Task objective:
Leave out pictures; repeat exactly the lines from the "Write the TikZ code for this diagram." line through the last of the data below.

Charts and diagrams as code:

_ _ _ _ _

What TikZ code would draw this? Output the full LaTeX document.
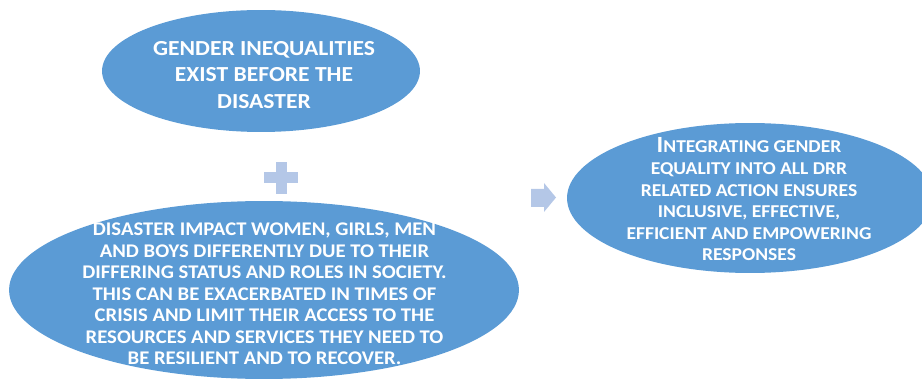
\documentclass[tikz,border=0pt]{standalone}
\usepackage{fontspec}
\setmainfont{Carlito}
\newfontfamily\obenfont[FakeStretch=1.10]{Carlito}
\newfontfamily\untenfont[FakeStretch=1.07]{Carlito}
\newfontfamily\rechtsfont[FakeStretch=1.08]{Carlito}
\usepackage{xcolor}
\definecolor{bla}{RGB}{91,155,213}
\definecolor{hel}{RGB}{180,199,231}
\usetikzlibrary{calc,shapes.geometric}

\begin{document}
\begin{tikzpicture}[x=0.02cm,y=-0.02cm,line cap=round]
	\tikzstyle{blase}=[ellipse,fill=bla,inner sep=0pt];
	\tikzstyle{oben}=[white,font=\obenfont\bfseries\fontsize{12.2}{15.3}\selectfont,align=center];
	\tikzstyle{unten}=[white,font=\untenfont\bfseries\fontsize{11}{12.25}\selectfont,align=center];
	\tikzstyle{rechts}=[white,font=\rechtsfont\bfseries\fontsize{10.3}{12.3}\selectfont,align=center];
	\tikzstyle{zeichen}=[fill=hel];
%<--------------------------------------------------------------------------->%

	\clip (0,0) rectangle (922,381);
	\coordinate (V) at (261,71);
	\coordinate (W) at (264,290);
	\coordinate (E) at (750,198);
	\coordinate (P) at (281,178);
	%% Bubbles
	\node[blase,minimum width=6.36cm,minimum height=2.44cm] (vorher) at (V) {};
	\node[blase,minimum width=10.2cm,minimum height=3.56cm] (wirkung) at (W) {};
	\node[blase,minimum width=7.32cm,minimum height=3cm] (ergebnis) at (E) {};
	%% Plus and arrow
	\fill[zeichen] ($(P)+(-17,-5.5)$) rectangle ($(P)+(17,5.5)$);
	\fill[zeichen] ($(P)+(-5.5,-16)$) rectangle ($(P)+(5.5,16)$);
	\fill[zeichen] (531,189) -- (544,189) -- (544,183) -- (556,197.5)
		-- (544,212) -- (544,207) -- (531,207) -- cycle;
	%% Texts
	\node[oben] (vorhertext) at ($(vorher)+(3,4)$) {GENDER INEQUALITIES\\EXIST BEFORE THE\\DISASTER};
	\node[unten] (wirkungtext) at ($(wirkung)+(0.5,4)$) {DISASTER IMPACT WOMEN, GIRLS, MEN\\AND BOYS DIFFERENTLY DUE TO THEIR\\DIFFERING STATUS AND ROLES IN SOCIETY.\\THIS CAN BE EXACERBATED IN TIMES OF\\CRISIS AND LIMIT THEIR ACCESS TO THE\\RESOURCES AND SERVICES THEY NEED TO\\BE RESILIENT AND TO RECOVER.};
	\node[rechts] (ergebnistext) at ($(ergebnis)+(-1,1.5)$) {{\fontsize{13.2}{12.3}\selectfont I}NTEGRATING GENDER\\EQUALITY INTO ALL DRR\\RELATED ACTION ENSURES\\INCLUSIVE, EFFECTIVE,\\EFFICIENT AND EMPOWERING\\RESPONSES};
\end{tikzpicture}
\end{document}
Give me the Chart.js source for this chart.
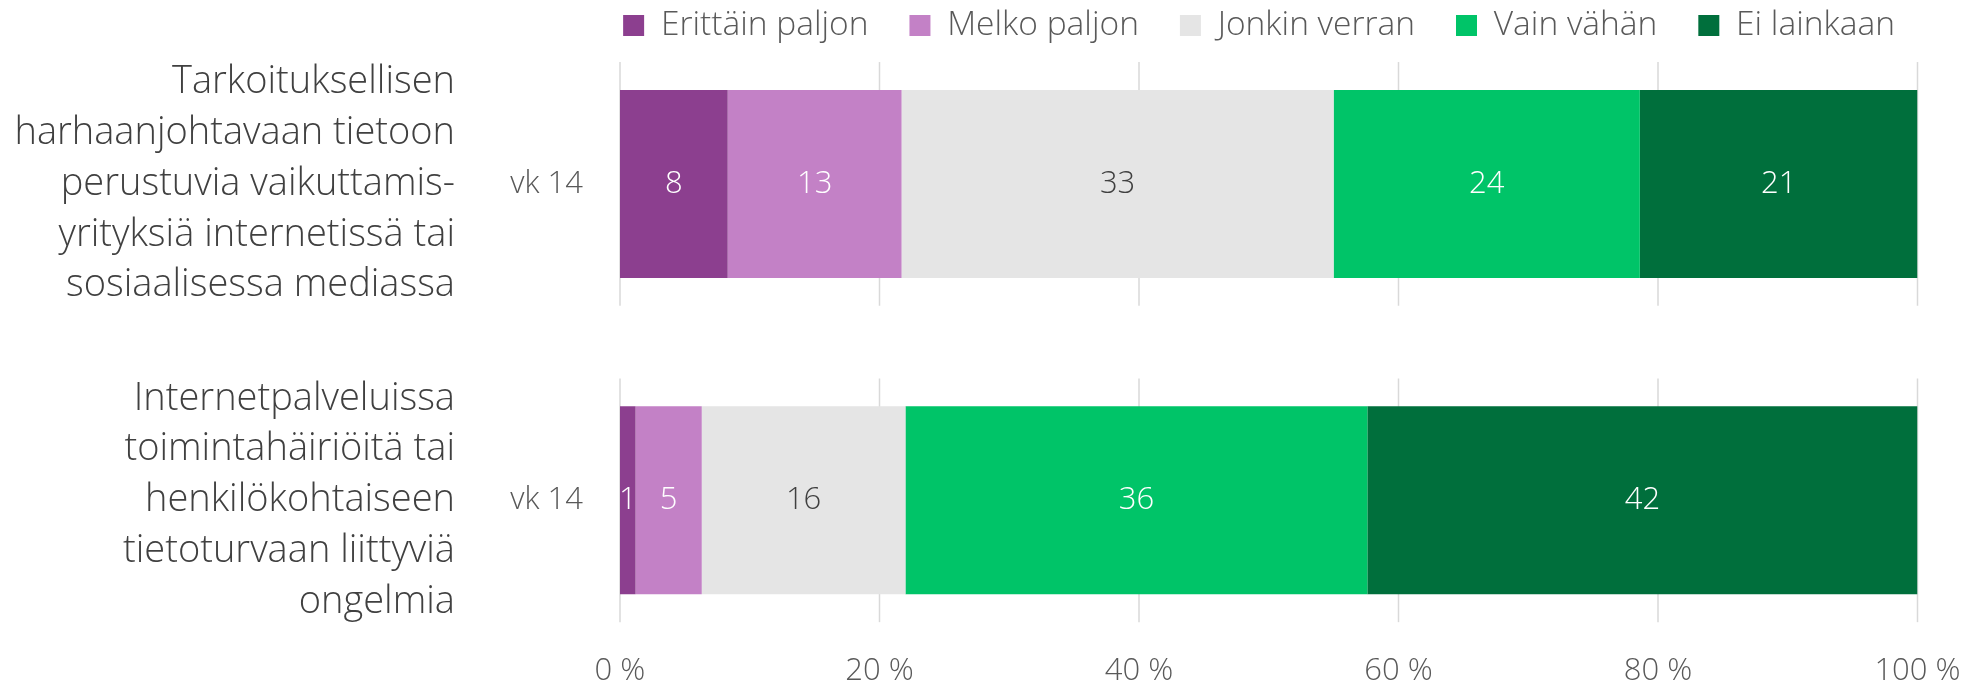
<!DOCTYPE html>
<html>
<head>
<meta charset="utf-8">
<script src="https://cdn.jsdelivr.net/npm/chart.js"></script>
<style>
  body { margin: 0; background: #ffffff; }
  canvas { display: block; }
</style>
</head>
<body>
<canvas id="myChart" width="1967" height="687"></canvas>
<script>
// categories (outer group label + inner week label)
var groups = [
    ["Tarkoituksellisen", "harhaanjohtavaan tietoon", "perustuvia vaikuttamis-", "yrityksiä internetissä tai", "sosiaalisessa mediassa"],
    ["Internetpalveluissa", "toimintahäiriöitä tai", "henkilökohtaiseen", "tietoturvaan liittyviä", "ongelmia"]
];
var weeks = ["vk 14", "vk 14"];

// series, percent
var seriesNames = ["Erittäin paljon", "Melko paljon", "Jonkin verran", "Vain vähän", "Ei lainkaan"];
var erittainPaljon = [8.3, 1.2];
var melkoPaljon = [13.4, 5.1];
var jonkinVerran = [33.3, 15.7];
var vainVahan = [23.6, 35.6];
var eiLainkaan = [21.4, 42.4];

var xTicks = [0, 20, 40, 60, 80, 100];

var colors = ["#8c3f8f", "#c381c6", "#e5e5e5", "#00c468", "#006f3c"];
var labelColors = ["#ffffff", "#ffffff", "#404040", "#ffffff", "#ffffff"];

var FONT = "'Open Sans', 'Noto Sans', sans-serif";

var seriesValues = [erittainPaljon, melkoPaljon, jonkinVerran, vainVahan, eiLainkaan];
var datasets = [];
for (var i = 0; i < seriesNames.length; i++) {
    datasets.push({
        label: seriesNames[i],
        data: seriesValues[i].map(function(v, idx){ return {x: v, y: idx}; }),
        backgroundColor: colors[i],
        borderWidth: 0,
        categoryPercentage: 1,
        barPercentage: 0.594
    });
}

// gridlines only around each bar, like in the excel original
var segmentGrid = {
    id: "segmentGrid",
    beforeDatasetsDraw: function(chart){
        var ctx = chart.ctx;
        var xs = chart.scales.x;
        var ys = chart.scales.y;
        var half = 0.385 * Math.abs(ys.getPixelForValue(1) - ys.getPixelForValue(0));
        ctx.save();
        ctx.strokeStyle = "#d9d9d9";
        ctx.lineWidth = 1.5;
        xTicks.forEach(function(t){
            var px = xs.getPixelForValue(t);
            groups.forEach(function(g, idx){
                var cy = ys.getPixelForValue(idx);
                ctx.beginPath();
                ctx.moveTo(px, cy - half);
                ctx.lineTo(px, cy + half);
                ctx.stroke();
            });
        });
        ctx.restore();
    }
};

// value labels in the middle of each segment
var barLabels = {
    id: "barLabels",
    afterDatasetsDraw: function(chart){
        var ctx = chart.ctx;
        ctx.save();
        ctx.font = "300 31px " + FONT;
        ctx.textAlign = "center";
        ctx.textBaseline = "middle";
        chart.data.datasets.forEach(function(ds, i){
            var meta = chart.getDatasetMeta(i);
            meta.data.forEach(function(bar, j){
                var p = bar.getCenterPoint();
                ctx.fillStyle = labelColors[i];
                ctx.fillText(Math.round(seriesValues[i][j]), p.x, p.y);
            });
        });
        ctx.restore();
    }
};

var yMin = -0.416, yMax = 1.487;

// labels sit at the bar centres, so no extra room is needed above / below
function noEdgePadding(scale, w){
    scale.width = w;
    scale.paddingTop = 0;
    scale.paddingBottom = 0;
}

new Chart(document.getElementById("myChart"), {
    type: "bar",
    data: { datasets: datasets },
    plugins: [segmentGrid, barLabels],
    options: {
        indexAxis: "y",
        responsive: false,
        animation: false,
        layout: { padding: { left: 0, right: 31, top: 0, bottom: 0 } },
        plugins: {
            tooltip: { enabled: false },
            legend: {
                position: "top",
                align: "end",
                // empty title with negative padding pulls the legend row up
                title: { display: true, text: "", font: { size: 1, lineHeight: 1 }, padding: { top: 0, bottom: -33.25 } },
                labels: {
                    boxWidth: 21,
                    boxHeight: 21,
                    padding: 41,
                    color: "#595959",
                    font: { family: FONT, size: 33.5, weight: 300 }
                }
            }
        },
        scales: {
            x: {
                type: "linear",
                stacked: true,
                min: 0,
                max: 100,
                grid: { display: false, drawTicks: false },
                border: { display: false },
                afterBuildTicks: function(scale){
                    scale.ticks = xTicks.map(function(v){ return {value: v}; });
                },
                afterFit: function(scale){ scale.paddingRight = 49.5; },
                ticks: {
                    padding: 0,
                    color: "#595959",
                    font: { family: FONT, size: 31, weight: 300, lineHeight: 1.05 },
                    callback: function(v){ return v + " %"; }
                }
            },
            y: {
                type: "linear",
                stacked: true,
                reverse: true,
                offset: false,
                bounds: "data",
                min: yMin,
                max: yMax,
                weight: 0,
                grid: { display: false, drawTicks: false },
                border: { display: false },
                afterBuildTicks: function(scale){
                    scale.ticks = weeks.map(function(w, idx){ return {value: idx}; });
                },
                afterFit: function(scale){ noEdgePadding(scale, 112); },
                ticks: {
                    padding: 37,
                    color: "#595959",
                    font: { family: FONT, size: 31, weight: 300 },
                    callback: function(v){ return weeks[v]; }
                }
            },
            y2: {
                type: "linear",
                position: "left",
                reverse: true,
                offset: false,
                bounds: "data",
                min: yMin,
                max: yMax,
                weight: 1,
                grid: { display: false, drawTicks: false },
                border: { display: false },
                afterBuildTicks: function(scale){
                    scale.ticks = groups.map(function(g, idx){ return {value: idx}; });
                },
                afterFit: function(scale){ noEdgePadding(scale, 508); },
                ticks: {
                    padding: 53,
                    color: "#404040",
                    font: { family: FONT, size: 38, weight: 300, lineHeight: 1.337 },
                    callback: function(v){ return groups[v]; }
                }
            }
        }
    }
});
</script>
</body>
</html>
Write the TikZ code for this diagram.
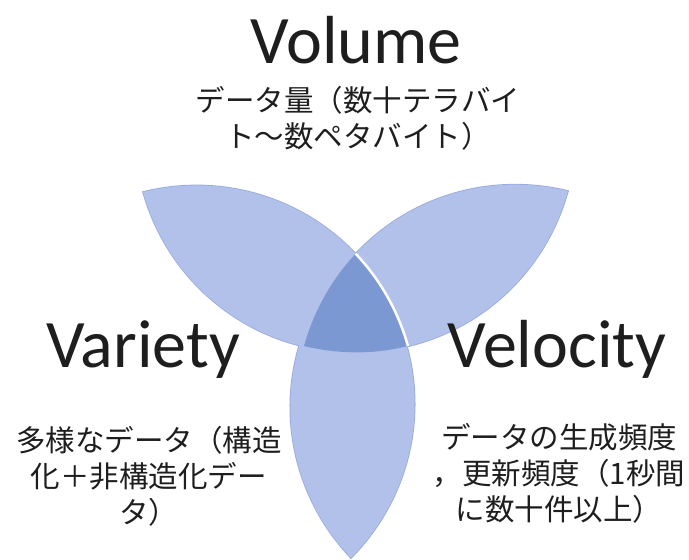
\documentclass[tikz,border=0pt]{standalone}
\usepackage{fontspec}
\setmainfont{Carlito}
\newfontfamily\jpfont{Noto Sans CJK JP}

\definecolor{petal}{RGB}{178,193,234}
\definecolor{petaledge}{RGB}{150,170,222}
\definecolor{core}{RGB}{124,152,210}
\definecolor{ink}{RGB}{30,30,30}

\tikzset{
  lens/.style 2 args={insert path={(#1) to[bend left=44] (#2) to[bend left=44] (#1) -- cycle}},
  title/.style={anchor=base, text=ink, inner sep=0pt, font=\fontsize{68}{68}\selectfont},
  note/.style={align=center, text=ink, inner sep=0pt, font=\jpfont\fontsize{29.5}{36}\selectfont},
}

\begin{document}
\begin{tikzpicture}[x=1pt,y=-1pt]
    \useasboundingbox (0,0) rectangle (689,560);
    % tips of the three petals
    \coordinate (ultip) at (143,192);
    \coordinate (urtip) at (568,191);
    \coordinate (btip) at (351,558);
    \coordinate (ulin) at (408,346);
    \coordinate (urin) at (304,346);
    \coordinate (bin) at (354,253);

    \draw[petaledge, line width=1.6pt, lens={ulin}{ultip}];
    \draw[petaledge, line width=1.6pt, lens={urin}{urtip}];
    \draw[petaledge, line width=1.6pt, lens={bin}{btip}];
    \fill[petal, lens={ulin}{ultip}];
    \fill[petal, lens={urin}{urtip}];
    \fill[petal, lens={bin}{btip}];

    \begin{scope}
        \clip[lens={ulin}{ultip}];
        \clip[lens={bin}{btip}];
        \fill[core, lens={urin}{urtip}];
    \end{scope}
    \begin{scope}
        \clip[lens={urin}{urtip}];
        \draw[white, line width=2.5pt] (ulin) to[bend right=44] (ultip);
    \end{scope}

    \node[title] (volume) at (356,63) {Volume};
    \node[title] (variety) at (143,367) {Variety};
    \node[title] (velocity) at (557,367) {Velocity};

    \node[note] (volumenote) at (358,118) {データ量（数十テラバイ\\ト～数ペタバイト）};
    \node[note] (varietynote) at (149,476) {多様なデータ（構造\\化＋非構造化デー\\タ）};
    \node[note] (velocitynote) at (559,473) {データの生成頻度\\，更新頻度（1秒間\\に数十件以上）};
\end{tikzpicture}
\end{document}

_ _ _ _ _

Written solution:
Write the TikZ code for this diagram.
\documentclass[tikz,border=0pt]{standalone}
\usepackage{fontspec}
\setmainfont{Carlito}
\newfontfamily\jpfont{Noto Sans CJK JP}

\definecolor{petal}{RGB}{178,193,234}
\definecolor{petaledge}{RGB}{150,170,222}
\definecolor{core}{RGB}{124,152,210}
\definecolor{ink}{RGB}{30,30,30}

\tikzset{
  lens/.style 2 args={insert path={(#1) to[bend left=44] (#2) to[bend left=44] (#1) -- cycle}},
  title/.style={anchor=base, text=ink, inner sep=0pt, font=\fontsize{68}{68}\selectfont},
  note/.style={align=center, text=ink, inner sep=0pt, font=\jpfont\fontsize{29.5}{36}\selectfont},
}

\begin{document}
\begin{tikzpicture}[x=1pt,y=-1pt]
    \useasboundingbox (0,0) rectangle (689,560);
    % tips of the three petals
    \coordinate (ultip) at (143,192);
    \coordinate (urtip) at (568,191);
    \coordinate (btip) at (351,558);
    \coordinate (ulin) at (408,346);
    \coordinate (urin) at (304,346);
    \coordinate (bin) at (354,253);

    \draw[petaledge, line width=1.6pt, lens={ulin}{ultip}];
    \draw[petaledge, line width=1.6pt, lens={urin}{urtip}];
    \draw[petaledge, line width=1.6pt, lens={bin}{btip}];
    \fill[petal, lens={ulin}{ultip}];
    \fill[petal, lens={urin}{urtip}];
    \fill[petal, lens={bin}{btip}];

    \begin{scope}
        \clip[lens={ulin}{ultip}];
        \clip[lens={bin}{btip}];
        \fill[core, lens={urin}{urtip}];
    \end{scope}
    \begin{scope}
        \clip[lens={urin}{urtip}];
        \draw[white, line width=2.5pt] (ulin) to[bend right=44] (ultip);
    \end{scope}

    \node[title] (volume) at (356,63) {Volume};
    \node[title] (variety) at (143,367) {Variety};
    \node[title] (velocity) at (557,367) {Velocity};

    \node[note] (volumenote) at (358,118) {データ量（数十テラバイ\\ト～数ペタバイト）};
    \node[note] (varietynote) at (149,476) {多様なデータ（構造\\化＋非構造化デー\\タ）};
    \node[note] (velocitynote) at (559,473) {データの生成頻度\\，更新頻度（1秒間\\に数十件以上）};
\end{tikzpicture}
\end{document}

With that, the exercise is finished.